On va organiser une ressortie le jour de réouverture des salles. On compte sur le soutien de tous à ce moment-là, exploitants, média.. On aura près de 200.000 entrées en avant-première.
— Alexandre Mallet-Guy (@alexmemento) March 14, 2020
En revanche, cette possibilité de reprogrammation ne semble pas à la portée de tous. Elle paraît difficilement envisageable pour les films plus fragiles comme Trois Etés de Sandra Kogyt sorti lui aussi mercredi dernier sur les écrans. Contactée par les Inrocks, Laurence Gachet, directrice de Paname Distribution, explique :
La VOD seule alternative ?
« Les ressorties sont possibles sur une grosse échelle mais sur des films avec des budgets plus modestes c’est plus compliqué. Trois étés est un film relativement fragile qui n’a pas une promotion suffisamment retentissante pour que ça marque les esprits et pour que l’on puisse décider de reprogrammer la sortie dans trois mois. Cela supposerait de dépenser de l’argent à nouveau, des frais d’édition. Or quand on est une société indépendante de petite taille, on n’a pas les moyens de payer deux fois une sortie de film. On envisage la VOD mais ça n’est pas une décision que l’on peut prendre nous-même, de manière unilatérale. Les discussions sont en cours sur la possibilité de bousculer la chronologie des médias, qui d’ordinaire exige une durée de trois à quatre mois entre la sortie salle et une distribution en VOD. Nous saurons s’il est possible que la sortie en VOD ait lieu tout de suite. Dans l’immédiat c’est la seule alternative, il n il n’y a pas d’autres moyens de les exposer.«
La semaine dernière, le CNC après discussion avec le ministère de la Culture ainsi que plusieurs représentants syndicaux des exploitants et distributeurs de cinéma, annonçait l’application de diverses mesures pour venir en aide aux nombreux professionnels impactés par l’épidémie, alors même que les salles de cinéma étaient toujours ouvertes. Dans un communiqué, en complément des mesures prescrites par le ministère de l’économie et des finances (chômage partiel, délais de paiement d’échéances sociales et/ou fiscales prolongés…), le CNC annonçait également la modification de diverses pratiques financières censées soutenir les différentes filières cinéma avec, entre autres, le paiement accéléré, dès mars, des subventions art et essai pour les établissements concernés.

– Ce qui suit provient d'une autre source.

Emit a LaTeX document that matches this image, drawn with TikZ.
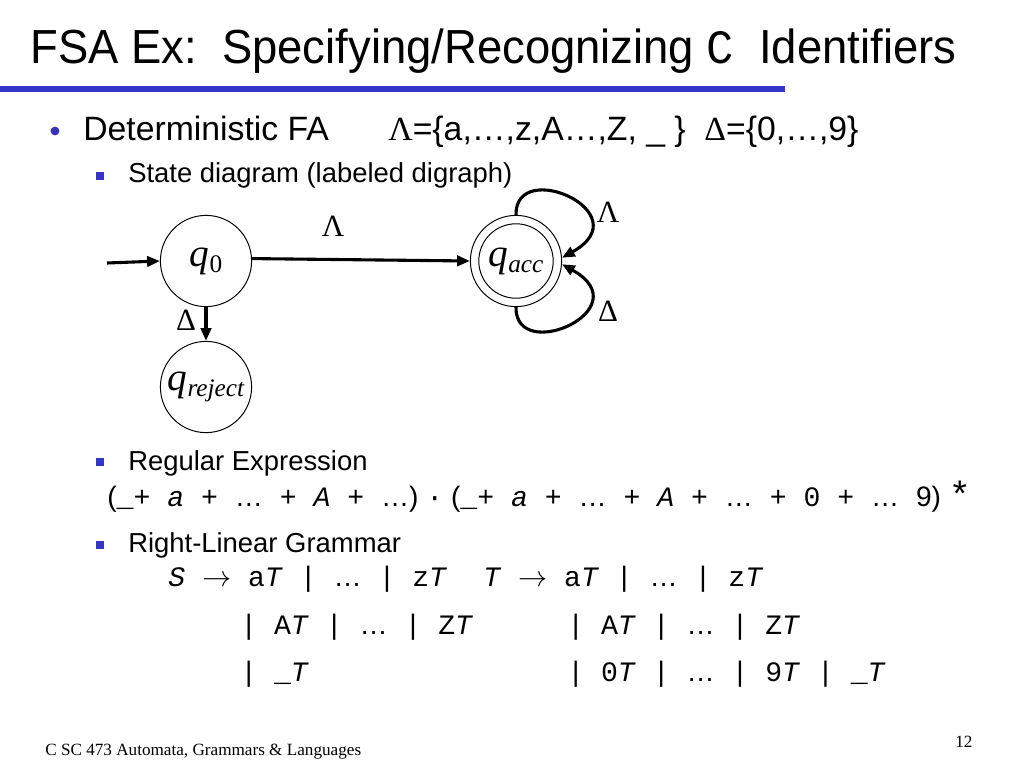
\documentclass[tikz,border=0pt]{standalone}
\usepackage{fontspec}
\setmainfont{Liberation Sans}
\newfontfamily\tms{Liberation Serif}
\newfontfamily\cour{Liberation Mono}
\usetikzlibrary{arrows.meta, positioning}
\definecolor{ink}    {HTML}{000000}
\definecolor{rulebl} {HTML}{3535C8}
\definecolor{dotbl}  {HTML}{3434B4}
% state name: q with subscript
\newcommand{\qst}[1]{{\tms\fontsize{28}{28}\selectfont\itshape q}%
  \raisebox{-4.5pt}{\tms\fontsize{18}{18}\selectfont #1}}
\newcommand{\dts}{{\rmfamily\ldots}}
\begin{document}
\begin{tikzpicture}[
    x=0.025cm, y=-0.025cm,
    >={Triangle[length=3.2mm, width=2.6mm]},
    %% --- semantic styles ---
    titletext/.style = {anchor=base west, inner sep=0,
                        font=\fontsize{34}{40}\selectfont},
    bodytext/.style  = {anchor=base west, inner sep=0,
                        font=\fontsize{24}{28}\selectfont},
    subtext/.style   = {anchor=base west, inner sep=0,
                        font=\fontsize{19.5}{24}\selectfont},
    monotext/.style  = {anchor=base west, inner sep=0,
                        font=\fontsize{20}{24}\selectfont},
    foottext/.style  = {anchor=base west, inner sep=0,
                        font=\tms\fontsize{12.2}{15}\selectfont},
    dotbullet/.style = {circle, fill=dotbl, inner sep=0, minimum size=2.2mm},
    sqbullet/.style  = {rectangle, fill=rulebl, inner sep=0, minimum size=1.9mm},
    statenode/.style = {circle, draw=ink, line width=0.7pt, inner sep=0,
                        minimum size=22.8mm},
    symlabel/.style  = {inner sep=0, font=\tms\fontsize{22}{22}\selectfont},
    edge/.style      = {->, draw=ink, line width=2.2pt}
]
\useasboundingbox (0,0) rectangle (1024,768);

%% =====================================================
%% Title and rule
%% =====================================================
\node[titletext] (title) at (30,64)
    {\scalebox{0.95}[1]{FSA Ex:\ \ Specifying/Recognizing {\cour C}\ \ Identifiers}};
\fill[rulebl] (0,86.5) rectangle (785,92);

%% =====================================================
%% Deterministic FA
%% =====================================================
\node[dotbullet] (b1) at (55,131) {};
\node[bodytext] (det) at (83,141) {Deterministic FA};
\node[bodytext] (alph) at (388,141)
    {{\tms Λ}=\{a,…,z,A…,Z, \_ \}\ \ {\tms Δ}=\{0,…,9\}};

\node[sqbullet] (b2) at (100,176) {};
\node[subtext] (sd) at (128,183) {State diagram (labeled digraph)};

%% =====================================================
%% State diagram
%% =====================================================
\node[statenode] (q0)  at (206,261) {\qst{0}};
\node[statenode] (acc) at (516,261) {\qst{\itshape acc}};
\node[statenode] (rej) at (206,387) {\qst{\itshape reject}};
\draw[ink, line width=0.7pt] (acc.center) circle[radius=9.3mm];
\coordinate (start) at (107,263);

\draw[edge] (start) -- (q0.west);
\draw[edge] (q0.3) -- (acc.west);
\draw[edge] (q0.south) -- (rej.north);
\draw[edge] (acc.north) .. controls +(-1,-58) and +(80,-45) .. (acc.4);
\draw[edge] (acc.south) .. controls +(-1,58) and +(80,45) .. (acc.-4);

\node[symlabel] (lab1) at (333,226) {Λ};
\node[symlabel] (lab2) at (186,320) {Δ};
\node[symlabel] (lab3) at (608,212) {Λ};
\node[symlabel] (lab4) at (608,311) {Δ};

%% =====================================================
%% Regular Expression
%% =====================================================
\node[sqbullet] (b3) at (100,462) {};
\node[subtext] (re) at (128,470) {Regular Expression};
\node[monotext] (rex) at (107,506)
    {({\cour \_+ \textit{a} + \dts{} + \textit{A} + \dts})
     {\cour ·} ({\cour \_+ \textit{a} + \dts{} + \textit{A} + \dts{} + 0 + \dts{} }9)
     {\cour\fontsize{26}{26}\selectfont\raisebox{-1pt}{*}}};

%% =====================================================
%% Right-Linear Grammar
%% =====================================================
\node[sqbullet] (b4) at (100,545) {};
\node[subtext] (rg) at (128,552) {Right-Linear Grammar};
\node[monotext] (g1) at (168,586)
    {{\cour \textit{S} $\rightarrow$ a\textit{T} | \dts{} | z\textit{T}}};
\node[monotext] (g2) at (483,586)
    {{\cour \textit{T} $\rightarrow$ a\textit{T} | \dts{} | z\textit{T}}};
\node[monotext] (g3) at (240,634)
    {{\cour | A\textit{T} | \dts{} | Z\textit{T}}};
\node[monotext] (g4) at (567,634)
    {{\cour | A\textit{T} | \dts{} | Z\textit{T}}};
\node[monotext] (g5) at (240,681)
    {{\cour | \_\textit{T}}};
\node[monotext] (g6) at (567,681)
    {{\cour | 0\textit{T} | \dts{} | 9\textit{T} | \_\textit{T}}};

%% =====================================================
%% Footer
%% =====================================================
\node[foottext] (foot) at (45,755) {C SC 473 Automata, Grammars \& Languages};
\node[foottext] (page) at (955,747) {12};

\end{tikzpicture}
\end{document}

Contacté par les Inrocks, le CNC n’a pour l’heure pas été en mesure d’annoncer les modalités mises en place pour permettre aux films de poursuivre leur exploitation. Certains distributeurs, dont les films ne sont pas encore sortis (par conséquent pas encore soumis aux règles de la chronologie des médias) ont dès à présent pris la décision de passer à une offre VOD. C’est le cas de Shellac. Leur film Monsieur Deligny, vagabond efficace prévu pour le 18 mars, sortira uniquement en ligne le 25 mars. Là aussi, le CNC devrait logiquement intervenir pour que les distributeurs ne soient pas pénalisés par ce type de manœuvre.
« On aura besoin des salles à la réouverture »
Mais le passage du grand au petit écran ne semble pas faire l’unanimité au sein de la profession. Il pourrait même s’entendre comme un argument de plus pour ceux qui militent pour un assouplissement de la chronologie des médias, face à ceux qui, au contraire, y voit une fragilisation des salles de cinéma.